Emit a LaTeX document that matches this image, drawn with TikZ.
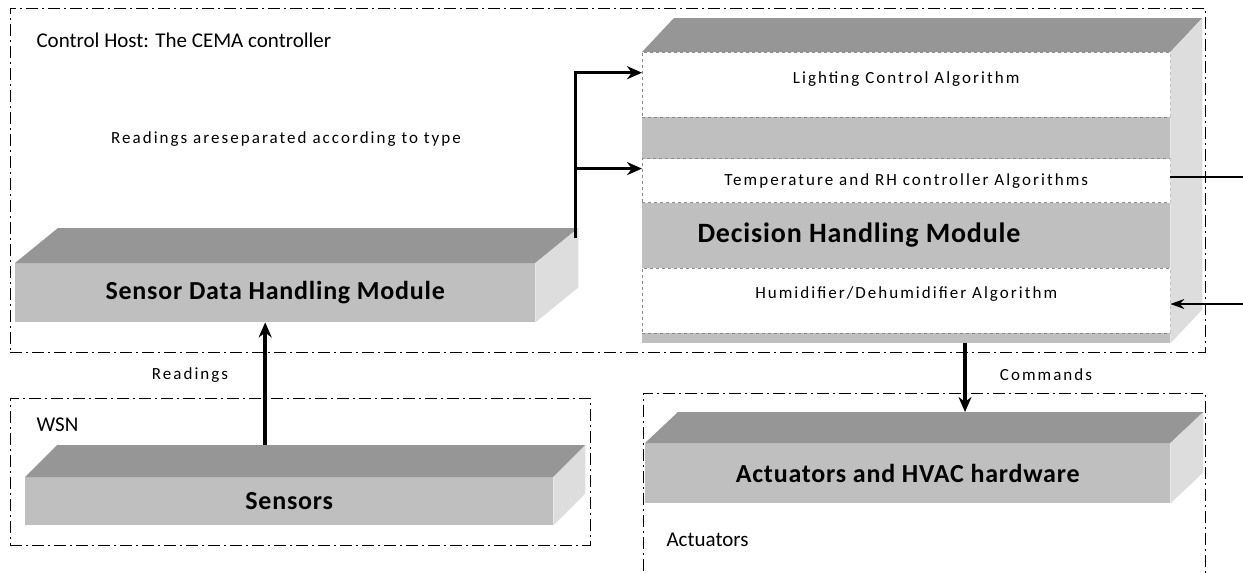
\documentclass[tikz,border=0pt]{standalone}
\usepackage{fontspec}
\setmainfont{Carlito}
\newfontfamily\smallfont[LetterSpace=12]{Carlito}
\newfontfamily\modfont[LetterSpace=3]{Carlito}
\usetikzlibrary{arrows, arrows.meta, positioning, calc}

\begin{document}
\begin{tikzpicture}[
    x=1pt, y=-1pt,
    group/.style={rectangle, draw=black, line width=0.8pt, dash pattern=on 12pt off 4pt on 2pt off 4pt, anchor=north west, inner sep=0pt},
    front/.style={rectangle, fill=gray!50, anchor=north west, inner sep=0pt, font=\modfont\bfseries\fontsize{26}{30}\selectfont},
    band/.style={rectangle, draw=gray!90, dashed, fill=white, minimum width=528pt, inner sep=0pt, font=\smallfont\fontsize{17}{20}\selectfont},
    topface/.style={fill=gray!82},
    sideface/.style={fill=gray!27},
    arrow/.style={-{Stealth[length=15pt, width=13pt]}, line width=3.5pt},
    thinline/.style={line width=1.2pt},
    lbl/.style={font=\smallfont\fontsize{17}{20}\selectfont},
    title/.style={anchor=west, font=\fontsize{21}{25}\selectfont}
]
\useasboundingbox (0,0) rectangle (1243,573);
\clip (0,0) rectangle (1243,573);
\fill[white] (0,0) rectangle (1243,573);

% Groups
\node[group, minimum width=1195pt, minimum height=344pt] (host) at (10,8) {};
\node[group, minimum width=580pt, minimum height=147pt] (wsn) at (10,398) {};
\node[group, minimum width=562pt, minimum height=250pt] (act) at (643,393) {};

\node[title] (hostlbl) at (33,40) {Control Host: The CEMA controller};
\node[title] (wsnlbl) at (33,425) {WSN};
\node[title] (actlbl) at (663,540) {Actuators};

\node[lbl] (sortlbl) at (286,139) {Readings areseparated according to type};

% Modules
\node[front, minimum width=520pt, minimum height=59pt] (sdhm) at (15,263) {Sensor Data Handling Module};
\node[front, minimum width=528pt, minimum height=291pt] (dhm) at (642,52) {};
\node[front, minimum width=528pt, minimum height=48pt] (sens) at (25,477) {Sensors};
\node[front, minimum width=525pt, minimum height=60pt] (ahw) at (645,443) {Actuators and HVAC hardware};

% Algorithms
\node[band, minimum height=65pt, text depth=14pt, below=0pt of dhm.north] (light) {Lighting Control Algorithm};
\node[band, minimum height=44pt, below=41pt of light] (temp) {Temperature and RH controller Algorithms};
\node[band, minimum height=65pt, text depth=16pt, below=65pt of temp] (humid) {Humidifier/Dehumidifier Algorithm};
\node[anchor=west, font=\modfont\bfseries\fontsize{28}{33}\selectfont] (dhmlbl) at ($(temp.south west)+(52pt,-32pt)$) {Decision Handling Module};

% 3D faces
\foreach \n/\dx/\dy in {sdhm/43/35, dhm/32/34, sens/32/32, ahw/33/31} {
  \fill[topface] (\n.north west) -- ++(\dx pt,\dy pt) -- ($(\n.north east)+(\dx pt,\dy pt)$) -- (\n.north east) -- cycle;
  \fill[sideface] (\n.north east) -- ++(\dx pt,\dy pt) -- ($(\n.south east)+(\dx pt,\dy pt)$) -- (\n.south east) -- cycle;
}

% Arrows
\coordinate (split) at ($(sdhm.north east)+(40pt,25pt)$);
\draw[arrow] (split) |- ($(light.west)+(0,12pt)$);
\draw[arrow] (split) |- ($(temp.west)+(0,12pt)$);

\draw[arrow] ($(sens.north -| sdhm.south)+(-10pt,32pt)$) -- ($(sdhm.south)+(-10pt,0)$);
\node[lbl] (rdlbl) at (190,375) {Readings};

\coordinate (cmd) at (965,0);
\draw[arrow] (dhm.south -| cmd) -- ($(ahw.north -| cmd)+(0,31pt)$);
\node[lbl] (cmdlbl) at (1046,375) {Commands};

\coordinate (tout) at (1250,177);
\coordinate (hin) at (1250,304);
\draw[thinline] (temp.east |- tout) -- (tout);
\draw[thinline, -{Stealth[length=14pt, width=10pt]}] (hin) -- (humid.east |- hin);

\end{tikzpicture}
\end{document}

++++++++

Copy the listing word for word, excluding its pictures.

Emit a LaTeX document that matches this image, drawn with TikZ.
\documentclass[tikz,border=0pt]{standalone}
\usepackage{fontspec}
\setmainfont{Carlito}
\newfontfamily\smallfont[LetterSpace=12]{Carlito}
\newfontfamily\modfont[LetterSpace=3]{Carlito}
\usetikzlibrary{arrows, arrows.meta, positioning, calc}

\begin{document}
\begin{tikzpicture}[
    x=1pt, y=-1pt,
    group/.style={rectangle, draw=black, line width=0.8pt, dash pattern=on 12pt off 4pt on 2pt off 4pt, anchor=north west, inner sep=0pt},
    front/.style={rectangle, fill=gray!50, anchor=north west, inner sep=0pt, font=\modfont\bfseries\fontsize{26}{30}\selectfont},
    band/.style={rectangle, draw=gray!90, dashed, fill=white, minimum width=528pt, inner sep=0pt, font=\smallfont\fontsize{17}{20}\selectfont},
    topface/.style={fill=gray!82},
    sideface/.style={fill=gray!27},
    arrow/.style={-{Stealth[length=15pt, width=13pt]}, line width=3.5pt},
    thinline/.style={line width=1.2pt},
    lbl/.style={font=\smallfont\fontsize{17}{20}\selectfont},
    title/.style={anchor=west, font=\fontsize{21}{25}\selectfont}
]
\useasboundingbox (0,0) rectangle (1243,573);
\clip (0,0) rectangle (1243,573);
\fill[white] (0,0) rectangle (1243,573);

% Groups
\node[group, minimum width=1195pt, minimum height=344pt] (host) at (10,8) {};
\node[group, minimum width=580pt, minimum height=147pt] (wsn) at (10,398) {};
\node[group, minimum width=562pt, minimum height=250pt] (act) at (643,393) {};

\node[title] (hostlbl) at (33,40) {Control Host: The CEMA controller};
\node[title] (wsnlbl) at (33,425) {WSN};
\node[title] (actlbl) at (663,540) {Actuators};

\node[lbl] (sortlbl) at (286,139) {Readings areseparated according to type};

% Modules
\node[front, minimum width=520pt, minimum height=59pt] (sdhm) at (15,263) {Sensor Data Handling Module};
\node[front, minimum width=528pt, minimum height=291pt] (dhm) at (642,52) {};
\node[front, minimum width=528pt, minimum height=48pt] (sens) at (25,477) {Sensors};
\node[front, minimum width=525pt, minimum height=60pt] (ahw) at (645,443) {Actuators and HVAC hardware};

% Algorithms
\node[band, minimum height=65pt, text depth=14pt, below=0pt of dhm.north] (light) {Lighting Control Algorithm};
\node[band, minimum height=44pt, below=41pt of light] (temp) {Temperature and RH controller Algorithms};
\node[band, minimum height=65pt, text depth=16pt, below=65pt of temp] (humid) {Humidifier/Dehumidifier Algorithm};
\node[anchor=west, font=\modfont\bfseries\fontsize{28}{33}\selectfont] (dhmlbl) at ($(temp.south west)+(52pt,-32pt)$) {Decision Handling Module};

% 3D faces
\foreach \n/\dx/\dy in {sdhm/43/35, dhm/32/34, sens/32/32, ahw/33/31} {
  \fill[topface] (\n.north west) -- ++(\dx pt,\dy pt) -- ($(\n.north east)+(\dx pt,\dy pt)$) -- (\n.north east) -- cycle;
  \fill[sideface] (\n.north east) -- ++(\dx pt,\dy pt) -- ($(\n.south east)+(\dx pt,\dy pt)$) -- (\n.south east) -- cycle;
}

% Arrows
\coordinate (split) at ($(sdhm.north east)+(40pt,25pt)$);
\draw[arrow] (split) |- ($(light.west)+(0,12pt)$);
\draw[arrow] (split) |- ($(temp.west)+(0,12pt)$);

\draw[arrow] ($(sens.north -| sdhm.south)+(-10pt,32pt)$) -- ($(sdhm.south)+(-10pt,0)$);
\node[lbl] (rdlbl) at (190,375) {Readings};

\coordinate (cmd) at (965,0);
\draw[arrow] (dhm.south -| cmd) -- ($(ahw.north -| cmd)+(0,31pt)$);
\node[lbl] (cmdlbl) at (1046,375) {Commands};

\coordinate (tout) at (1250,177);
\coordinate (hin) at (1250,304);
\draw[thinline] (temp.east |- tout) -- (tout);
\draw[thinline, -{Stealth[length=14pt, width=10pt]}] (hin) -- (humid.east |- hin);

\end{tikzpicture}
\end{document}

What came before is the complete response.